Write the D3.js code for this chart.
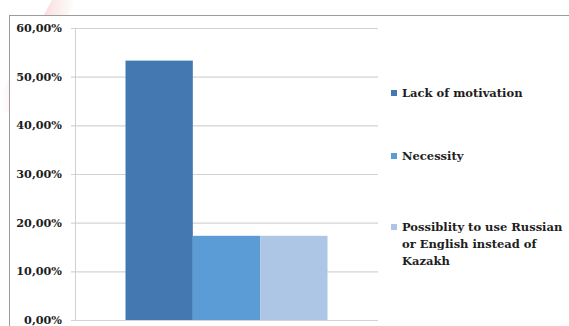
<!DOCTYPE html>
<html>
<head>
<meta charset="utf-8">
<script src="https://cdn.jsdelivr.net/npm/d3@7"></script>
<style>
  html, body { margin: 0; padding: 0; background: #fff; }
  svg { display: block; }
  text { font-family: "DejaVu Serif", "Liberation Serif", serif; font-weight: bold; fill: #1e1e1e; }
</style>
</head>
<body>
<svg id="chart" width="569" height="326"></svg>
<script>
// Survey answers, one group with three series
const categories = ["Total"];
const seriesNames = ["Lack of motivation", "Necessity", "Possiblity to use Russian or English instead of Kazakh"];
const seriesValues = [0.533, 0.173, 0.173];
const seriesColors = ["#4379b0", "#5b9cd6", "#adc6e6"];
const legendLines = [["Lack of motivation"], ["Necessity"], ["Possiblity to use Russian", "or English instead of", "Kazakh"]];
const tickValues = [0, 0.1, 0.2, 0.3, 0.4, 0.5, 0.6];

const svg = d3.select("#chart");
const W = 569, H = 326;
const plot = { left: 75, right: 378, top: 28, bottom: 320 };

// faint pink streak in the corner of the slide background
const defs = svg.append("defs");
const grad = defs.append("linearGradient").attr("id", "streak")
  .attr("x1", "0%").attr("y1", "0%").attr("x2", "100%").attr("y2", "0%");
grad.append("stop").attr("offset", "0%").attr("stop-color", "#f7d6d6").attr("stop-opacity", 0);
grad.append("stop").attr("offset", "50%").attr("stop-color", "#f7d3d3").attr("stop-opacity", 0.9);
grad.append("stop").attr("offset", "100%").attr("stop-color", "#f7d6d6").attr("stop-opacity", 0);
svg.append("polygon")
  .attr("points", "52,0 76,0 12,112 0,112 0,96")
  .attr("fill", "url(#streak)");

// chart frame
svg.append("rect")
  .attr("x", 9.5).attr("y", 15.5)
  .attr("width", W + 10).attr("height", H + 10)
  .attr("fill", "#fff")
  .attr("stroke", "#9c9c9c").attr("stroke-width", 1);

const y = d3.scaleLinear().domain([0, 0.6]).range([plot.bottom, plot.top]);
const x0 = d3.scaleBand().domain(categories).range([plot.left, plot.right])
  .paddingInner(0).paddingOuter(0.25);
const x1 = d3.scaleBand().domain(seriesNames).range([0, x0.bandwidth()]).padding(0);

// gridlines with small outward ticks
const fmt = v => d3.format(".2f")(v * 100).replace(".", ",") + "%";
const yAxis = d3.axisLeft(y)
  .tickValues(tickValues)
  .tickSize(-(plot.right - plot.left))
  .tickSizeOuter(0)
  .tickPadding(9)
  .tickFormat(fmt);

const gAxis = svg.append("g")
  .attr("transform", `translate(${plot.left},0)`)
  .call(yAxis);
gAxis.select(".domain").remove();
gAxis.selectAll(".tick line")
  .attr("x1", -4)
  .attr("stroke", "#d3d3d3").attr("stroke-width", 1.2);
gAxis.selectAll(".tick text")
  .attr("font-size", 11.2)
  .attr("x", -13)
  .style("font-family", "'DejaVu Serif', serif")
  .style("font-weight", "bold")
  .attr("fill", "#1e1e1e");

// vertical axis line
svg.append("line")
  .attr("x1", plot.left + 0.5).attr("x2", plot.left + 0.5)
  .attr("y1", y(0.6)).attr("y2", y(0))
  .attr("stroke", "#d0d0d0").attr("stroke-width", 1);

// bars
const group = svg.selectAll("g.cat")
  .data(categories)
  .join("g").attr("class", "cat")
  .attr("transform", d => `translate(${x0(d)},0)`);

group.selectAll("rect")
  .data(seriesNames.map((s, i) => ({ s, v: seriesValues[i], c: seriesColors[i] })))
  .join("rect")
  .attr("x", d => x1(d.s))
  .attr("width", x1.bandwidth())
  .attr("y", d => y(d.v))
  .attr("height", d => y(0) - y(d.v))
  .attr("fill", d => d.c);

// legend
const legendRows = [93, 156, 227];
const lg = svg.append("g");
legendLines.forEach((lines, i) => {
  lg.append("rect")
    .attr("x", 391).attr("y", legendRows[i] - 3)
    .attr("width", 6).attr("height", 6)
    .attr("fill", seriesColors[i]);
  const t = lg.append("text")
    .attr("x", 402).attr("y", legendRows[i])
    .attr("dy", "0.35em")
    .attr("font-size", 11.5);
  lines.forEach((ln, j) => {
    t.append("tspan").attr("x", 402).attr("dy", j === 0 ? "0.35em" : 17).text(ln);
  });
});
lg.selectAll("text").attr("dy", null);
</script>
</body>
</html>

__________________________________________________

> The problem: Reproduce the material above exactly, first line through the line that contains "28, bottom: 320", minus the pictures.

> Final answer:
Write the D3.js code for this chart.
<!DOCTYPE html>
<html>
<head>
<meta charset="utf-8">
<script src="https://cdn.jsdelivr.net/npm/d3@7"></script>
<style>
  html, body { margin: 0; padding: 0; background: #fff; }
  svg { display: block; }
  text { font-family: "DejaVu Serif", "Liberation Serif", serif; font-weight: bold; fill: #1e1e1e; }
</style>
</head>
<body>
<svg id="chart" width="569" height="326"></svg>
<script>
// Survey answers, one group with three series
const categories = ["Total"];
const seriesNames = ["Lack of motivation", "Necessity", "Possiblity to use Russian or English instead of Kazakh"];
const seriesValues = [0.533, 0.173, 0.173];
const seriesColors = ["#4379b0", "#5b9cd6", "#adc6e6"];
const legendLines = [["Lack of motivation"], ["Necessity"], ["Possiblity to use Russian", "or English instead of", "Kazakh"]];
const tickValues = [0, 0.1, 0.2, 0.3, 0.4, 0.5, 0.6];

const svg = d3.select("#chart");
const W = 569, H = 326;
const plot = { left: 75, right: 378, top: 28, bottom: 320 };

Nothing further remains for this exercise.